■ **PROBLEM REQUIREMENTS**: Only the lines from the one containing "What matplotlib code" through the one containing "plt.rcParams['font.family'] = ['Liberation" should be output, both ends included and exactly as they appear, minus any pictures.
++++++
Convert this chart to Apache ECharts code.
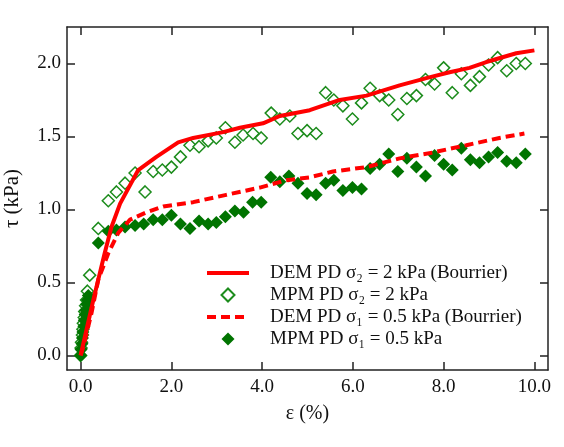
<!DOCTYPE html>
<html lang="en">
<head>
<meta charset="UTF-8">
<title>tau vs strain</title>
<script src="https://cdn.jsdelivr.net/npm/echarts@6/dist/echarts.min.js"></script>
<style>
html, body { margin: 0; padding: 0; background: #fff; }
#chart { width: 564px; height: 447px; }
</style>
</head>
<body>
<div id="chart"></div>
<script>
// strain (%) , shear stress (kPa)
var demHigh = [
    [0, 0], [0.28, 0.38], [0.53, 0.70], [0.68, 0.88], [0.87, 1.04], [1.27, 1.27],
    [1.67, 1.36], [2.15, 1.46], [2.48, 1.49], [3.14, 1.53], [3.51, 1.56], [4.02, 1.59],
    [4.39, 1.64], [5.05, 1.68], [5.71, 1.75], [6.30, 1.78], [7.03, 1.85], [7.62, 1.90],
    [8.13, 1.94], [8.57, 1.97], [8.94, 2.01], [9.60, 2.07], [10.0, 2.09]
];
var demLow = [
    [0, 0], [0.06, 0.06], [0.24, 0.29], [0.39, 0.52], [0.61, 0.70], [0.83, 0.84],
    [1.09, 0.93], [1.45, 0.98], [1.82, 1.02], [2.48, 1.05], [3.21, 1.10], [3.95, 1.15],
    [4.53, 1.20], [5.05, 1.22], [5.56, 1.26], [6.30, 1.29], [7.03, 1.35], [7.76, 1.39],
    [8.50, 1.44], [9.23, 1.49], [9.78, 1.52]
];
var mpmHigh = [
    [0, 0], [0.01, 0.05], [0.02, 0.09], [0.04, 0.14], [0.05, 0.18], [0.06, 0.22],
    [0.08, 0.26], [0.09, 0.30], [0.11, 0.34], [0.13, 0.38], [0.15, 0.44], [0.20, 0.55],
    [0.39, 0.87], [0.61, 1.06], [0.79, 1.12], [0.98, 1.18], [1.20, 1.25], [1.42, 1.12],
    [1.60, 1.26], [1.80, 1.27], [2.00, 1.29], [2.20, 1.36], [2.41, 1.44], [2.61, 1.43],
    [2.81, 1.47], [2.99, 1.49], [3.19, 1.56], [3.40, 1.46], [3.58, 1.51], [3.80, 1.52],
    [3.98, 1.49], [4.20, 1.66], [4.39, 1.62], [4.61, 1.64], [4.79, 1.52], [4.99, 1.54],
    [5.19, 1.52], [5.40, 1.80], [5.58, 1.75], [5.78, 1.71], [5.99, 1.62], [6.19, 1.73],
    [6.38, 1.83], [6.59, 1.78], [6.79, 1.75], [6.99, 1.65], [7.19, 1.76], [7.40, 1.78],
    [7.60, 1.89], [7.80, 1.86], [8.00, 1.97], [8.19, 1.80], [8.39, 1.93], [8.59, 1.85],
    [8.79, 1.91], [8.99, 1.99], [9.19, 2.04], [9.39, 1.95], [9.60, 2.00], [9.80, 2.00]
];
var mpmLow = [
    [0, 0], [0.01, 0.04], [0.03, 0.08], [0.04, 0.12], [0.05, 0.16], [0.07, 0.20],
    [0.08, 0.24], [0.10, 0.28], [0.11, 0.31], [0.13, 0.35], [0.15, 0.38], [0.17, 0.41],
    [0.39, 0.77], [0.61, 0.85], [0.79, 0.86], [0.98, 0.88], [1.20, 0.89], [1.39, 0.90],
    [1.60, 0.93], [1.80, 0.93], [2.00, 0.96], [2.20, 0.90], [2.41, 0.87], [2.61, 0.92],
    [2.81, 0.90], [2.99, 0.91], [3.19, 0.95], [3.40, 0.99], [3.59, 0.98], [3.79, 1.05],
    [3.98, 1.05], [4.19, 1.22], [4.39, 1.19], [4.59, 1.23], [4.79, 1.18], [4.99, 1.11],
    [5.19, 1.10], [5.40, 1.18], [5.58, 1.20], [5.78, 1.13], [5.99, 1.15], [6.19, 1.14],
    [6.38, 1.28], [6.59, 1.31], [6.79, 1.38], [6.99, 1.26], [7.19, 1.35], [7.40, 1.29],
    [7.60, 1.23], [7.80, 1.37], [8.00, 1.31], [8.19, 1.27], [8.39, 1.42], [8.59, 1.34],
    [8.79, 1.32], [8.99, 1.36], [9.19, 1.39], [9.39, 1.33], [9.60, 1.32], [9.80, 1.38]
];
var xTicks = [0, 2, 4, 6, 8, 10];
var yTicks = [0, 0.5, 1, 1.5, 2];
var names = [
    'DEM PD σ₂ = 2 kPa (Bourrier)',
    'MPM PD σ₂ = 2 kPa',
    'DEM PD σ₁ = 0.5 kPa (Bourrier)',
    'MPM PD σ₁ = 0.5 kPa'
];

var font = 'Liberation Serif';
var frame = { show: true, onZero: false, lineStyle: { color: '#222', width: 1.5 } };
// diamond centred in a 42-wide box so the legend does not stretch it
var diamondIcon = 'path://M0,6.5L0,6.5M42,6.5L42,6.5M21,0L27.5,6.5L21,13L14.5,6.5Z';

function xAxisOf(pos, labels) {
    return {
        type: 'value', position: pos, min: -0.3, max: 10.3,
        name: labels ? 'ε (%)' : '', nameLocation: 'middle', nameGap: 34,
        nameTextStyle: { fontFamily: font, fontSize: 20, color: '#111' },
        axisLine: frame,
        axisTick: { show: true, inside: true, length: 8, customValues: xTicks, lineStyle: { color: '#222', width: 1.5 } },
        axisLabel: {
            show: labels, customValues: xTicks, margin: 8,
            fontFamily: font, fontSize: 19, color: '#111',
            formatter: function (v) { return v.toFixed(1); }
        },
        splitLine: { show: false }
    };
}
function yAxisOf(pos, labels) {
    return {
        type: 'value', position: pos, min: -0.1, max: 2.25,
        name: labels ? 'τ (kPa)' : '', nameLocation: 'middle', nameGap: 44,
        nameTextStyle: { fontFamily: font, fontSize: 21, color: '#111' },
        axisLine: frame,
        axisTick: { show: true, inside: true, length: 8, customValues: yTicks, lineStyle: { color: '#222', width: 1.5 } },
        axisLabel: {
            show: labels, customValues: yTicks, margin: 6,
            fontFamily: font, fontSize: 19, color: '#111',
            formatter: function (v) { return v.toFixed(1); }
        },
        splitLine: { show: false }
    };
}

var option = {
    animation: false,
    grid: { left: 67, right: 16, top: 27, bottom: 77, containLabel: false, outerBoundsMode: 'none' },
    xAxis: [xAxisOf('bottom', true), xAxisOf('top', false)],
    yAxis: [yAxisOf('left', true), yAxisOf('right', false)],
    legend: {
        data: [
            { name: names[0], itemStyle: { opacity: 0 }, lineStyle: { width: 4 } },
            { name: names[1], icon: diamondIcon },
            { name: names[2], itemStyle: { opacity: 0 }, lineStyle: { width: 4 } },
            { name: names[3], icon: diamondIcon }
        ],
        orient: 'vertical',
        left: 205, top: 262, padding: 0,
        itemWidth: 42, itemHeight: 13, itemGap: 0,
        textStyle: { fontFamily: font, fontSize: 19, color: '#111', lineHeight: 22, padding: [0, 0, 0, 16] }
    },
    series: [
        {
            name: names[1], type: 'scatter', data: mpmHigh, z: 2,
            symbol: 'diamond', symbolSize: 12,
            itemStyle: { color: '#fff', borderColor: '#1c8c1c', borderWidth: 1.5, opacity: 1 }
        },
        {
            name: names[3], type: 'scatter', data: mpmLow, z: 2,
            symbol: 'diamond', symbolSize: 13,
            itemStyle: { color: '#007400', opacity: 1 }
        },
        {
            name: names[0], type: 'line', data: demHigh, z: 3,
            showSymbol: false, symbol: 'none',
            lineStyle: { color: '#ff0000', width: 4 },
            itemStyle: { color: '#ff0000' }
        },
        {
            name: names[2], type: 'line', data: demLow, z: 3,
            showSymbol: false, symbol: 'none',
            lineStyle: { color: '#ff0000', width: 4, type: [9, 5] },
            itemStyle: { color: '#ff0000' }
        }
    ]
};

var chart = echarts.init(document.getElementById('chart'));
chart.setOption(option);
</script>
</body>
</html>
++++++
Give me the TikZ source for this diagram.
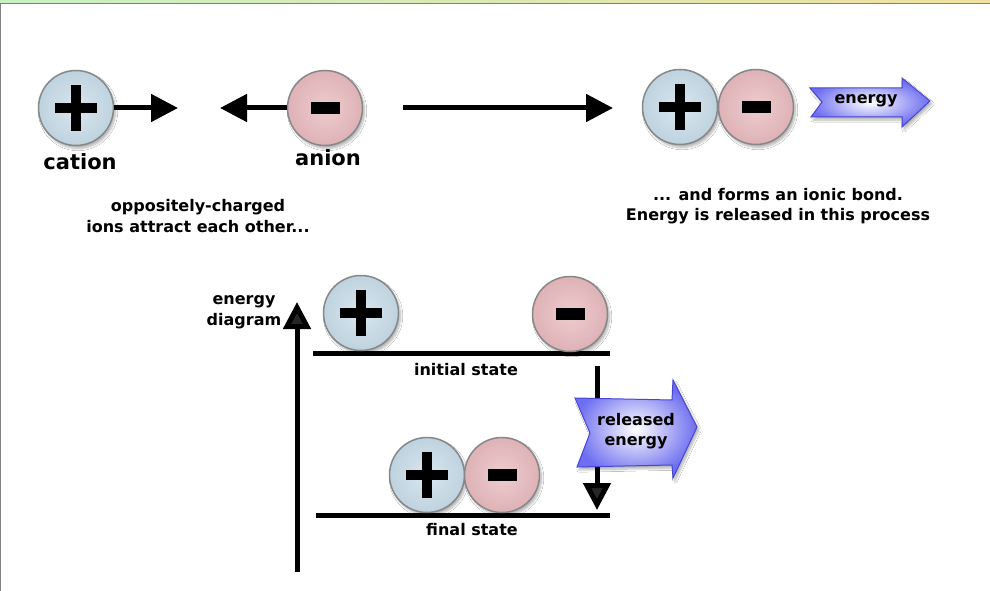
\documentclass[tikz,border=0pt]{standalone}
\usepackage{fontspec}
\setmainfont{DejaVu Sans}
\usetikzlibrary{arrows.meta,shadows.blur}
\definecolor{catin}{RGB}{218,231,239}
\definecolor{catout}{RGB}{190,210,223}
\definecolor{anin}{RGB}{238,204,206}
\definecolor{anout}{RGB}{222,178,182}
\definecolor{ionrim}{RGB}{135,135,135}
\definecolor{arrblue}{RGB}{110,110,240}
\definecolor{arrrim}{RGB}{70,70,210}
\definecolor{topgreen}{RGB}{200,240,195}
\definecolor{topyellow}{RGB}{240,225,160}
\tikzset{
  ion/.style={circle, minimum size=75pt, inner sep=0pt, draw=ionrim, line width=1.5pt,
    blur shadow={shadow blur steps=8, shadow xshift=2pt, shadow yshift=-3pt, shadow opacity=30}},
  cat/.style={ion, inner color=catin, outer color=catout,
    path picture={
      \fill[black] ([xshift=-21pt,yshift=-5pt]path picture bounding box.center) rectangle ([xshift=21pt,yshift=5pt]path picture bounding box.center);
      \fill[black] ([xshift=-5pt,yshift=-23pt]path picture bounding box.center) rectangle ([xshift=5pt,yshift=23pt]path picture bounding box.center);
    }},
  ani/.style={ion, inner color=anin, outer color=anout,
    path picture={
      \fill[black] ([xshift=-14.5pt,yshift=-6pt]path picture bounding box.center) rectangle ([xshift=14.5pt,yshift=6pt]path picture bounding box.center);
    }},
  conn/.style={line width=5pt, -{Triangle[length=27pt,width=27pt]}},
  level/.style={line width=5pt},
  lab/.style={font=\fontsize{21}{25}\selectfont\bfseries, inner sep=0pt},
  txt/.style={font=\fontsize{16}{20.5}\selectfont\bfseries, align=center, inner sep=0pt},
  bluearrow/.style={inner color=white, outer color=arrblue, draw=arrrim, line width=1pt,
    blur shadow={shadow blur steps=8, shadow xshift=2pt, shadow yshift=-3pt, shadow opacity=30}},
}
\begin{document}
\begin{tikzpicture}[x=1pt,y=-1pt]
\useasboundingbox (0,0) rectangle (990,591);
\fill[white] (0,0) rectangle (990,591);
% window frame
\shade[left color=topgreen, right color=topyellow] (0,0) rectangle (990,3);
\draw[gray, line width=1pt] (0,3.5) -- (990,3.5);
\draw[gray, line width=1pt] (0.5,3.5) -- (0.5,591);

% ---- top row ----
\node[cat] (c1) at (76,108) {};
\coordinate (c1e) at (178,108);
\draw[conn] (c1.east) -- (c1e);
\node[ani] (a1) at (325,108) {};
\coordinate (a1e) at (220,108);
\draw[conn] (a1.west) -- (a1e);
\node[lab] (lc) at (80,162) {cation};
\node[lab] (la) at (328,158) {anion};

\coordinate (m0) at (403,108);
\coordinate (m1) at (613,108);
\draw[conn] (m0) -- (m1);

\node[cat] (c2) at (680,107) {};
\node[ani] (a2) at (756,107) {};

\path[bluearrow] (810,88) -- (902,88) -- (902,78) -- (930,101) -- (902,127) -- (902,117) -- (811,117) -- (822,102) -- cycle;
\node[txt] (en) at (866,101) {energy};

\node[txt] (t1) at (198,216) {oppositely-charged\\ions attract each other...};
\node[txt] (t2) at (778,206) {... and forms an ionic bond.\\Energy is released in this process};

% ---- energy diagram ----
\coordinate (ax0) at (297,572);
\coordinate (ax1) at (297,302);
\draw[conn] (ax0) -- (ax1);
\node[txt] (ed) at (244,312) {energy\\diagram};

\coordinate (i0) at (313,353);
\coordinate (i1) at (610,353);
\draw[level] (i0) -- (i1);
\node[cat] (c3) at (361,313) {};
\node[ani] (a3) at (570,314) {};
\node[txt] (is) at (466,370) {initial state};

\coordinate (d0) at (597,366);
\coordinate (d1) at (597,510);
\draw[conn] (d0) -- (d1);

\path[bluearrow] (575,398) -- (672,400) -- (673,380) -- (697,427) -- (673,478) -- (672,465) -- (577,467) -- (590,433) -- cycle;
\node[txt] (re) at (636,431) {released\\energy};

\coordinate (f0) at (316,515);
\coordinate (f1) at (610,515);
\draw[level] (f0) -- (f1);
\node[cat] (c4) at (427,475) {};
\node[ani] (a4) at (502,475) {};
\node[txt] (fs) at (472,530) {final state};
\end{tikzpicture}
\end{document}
++++++
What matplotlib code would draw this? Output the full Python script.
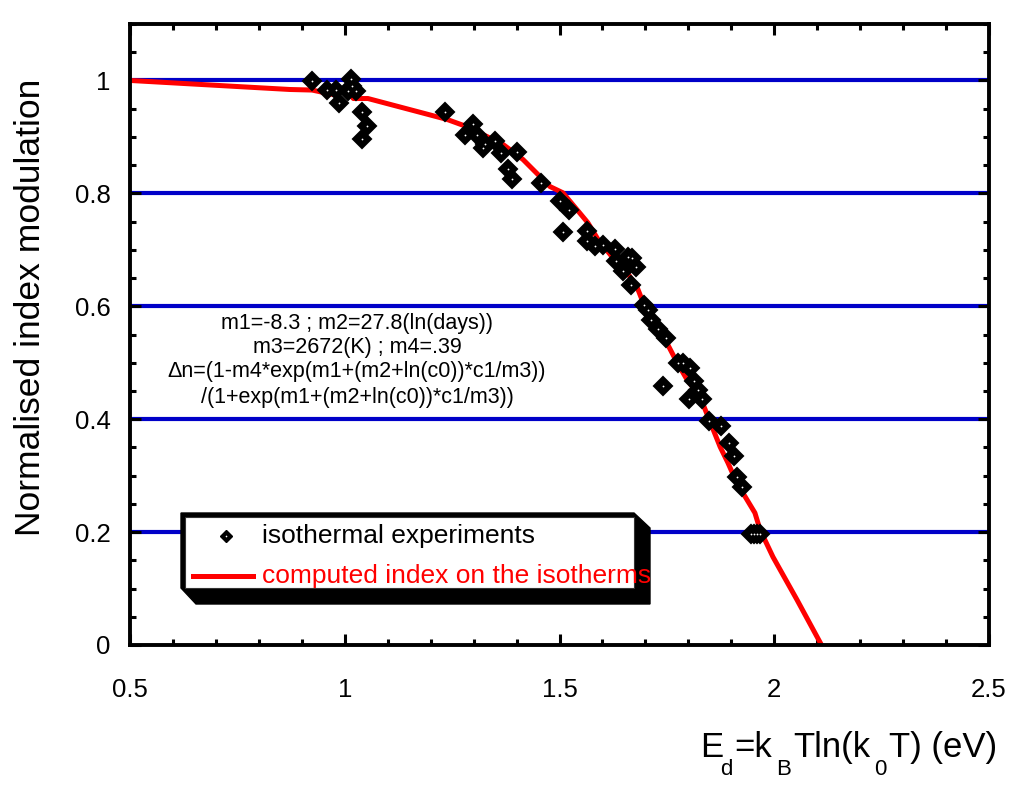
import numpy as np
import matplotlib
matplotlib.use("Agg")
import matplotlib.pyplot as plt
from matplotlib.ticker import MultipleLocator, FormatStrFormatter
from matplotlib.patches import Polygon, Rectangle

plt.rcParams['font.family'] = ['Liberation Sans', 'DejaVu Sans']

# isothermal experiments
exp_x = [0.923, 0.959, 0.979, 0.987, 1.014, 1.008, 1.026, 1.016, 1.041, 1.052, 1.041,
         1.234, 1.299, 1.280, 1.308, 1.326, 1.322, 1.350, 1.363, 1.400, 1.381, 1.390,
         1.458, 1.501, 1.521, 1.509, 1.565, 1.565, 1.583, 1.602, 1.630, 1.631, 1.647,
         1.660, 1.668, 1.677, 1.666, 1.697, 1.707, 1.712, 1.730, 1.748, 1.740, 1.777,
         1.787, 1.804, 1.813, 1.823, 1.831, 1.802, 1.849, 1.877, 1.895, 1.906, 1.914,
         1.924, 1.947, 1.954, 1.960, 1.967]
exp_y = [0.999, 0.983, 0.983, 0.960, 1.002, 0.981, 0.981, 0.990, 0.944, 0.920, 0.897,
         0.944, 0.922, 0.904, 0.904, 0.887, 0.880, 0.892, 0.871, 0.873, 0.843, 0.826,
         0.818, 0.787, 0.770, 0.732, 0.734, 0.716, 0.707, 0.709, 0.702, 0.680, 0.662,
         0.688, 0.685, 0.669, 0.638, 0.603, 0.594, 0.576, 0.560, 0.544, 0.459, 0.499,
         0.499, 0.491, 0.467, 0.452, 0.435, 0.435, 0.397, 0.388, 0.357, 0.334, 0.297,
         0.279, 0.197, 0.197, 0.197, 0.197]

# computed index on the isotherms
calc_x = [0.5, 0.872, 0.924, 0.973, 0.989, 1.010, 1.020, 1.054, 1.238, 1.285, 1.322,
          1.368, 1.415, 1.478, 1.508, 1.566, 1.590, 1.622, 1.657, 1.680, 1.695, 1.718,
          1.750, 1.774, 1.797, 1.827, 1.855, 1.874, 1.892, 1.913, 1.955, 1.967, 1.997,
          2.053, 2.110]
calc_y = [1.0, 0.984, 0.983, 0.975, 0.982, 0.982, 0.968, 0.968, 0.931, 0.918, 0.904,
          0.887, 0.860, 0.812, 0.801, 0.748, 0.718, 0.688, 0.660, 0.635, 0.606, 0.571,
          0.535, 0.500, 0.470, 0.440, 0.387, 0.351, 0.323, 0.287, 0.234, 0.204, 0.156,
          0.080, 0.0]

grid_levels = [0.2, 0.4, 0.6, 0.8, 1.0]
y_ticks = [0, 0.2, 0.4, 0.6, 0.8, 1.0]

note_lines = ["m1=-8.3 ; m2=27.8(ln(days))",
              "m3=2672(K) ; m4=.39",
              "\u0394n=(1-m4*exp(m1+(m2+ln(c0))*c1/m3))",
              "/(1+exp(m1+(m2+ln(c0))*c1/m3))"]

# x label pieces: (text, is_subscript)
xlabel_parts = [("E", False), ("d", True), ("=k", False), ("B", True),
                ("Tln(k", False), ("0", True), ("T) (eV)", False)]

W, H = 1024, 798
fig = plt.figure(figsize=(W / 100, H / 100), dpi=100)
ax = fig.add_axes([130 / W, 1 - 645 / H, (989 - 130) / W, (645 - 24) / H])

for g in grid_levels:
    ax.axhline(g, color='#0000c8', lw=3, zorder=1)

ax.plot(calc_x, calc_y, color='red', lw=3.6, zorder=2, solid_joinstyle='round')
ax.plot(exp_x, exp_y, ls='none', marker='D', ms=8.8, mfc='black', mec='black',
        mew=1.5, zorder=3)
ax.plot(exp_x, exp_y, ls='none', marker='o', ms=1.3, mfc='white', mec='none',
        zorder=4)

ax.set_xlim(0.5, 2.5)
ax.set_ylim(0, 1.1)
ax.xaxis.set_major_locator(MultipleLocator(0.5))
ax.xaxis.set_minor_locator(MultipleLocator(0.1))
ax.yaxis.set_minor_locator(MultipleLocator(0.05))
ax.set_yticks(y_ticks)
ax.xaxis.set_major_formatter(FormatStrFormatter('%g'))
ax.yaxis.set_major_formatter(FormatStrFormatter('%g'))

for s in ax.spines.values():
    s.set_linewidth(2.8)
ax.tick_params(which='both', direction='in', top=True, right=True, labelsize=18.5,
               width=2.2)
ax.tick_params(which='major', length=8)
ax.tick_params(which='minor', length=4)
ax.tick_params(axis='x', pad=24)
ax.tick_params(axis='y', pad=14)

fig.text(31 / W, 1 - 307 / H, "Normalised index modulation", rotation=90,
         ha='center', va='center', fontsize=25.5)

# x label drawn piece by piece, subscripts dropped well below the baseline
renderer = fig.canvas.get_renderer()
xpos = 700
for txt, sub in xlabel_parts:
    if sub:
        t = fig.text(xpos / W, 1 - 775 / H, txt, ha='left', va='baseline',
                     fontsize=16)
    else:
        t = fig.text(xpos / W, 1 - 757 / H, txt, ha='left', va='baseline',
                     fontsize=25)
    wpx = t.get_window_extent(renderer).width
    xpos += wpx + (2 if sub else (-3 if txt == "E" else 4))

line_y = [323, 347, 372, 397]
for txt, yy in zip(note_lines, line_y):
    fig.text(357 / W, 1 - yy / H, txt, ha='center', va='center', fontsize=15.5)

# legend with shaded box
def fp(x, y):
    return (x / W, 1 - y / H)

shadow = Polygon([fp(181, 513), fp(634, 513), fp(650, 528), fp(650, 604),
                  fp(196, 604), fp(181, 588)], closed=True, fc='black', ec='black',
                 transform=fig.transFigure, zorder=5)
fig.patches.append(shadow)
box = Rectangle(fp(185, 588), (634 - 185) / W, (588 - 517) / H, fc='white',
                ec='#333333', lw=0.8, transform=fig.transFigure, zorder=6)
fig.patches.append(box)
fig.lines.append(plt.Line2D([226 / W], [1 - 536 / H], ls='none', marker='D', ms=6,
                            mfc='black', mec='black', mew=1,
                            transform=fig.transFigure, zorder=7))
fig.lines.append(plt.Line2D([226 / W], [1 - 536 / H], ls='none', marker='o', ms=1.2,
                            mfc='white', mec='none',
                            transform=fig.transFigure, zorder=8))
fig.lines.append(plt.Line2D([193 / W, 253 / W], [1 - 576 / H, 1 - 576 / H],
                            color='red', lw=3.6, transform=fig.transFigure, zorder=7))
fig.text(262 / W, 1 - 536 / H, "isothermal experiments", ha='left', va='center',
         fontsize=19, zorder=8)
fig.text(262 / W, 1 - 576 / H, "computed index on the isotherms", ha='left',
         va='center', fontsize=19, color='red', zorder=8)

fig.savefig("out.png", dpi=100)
++++++
■ **THE OUTPUT**:
What matplotlib code would draw this? Output the full Python script.
import numpy as np
import matplotlib
matplotlib.use("Agg")
import matplotlib.pyplot as plt
from matplotlib.ticker import MultipleLocator, FormatStrFormatter
from matplotlib.patches import Polygon, Rectangle

plt.rcParams['font.family'] = ['Liberation Sans', 'DejaVu Sans']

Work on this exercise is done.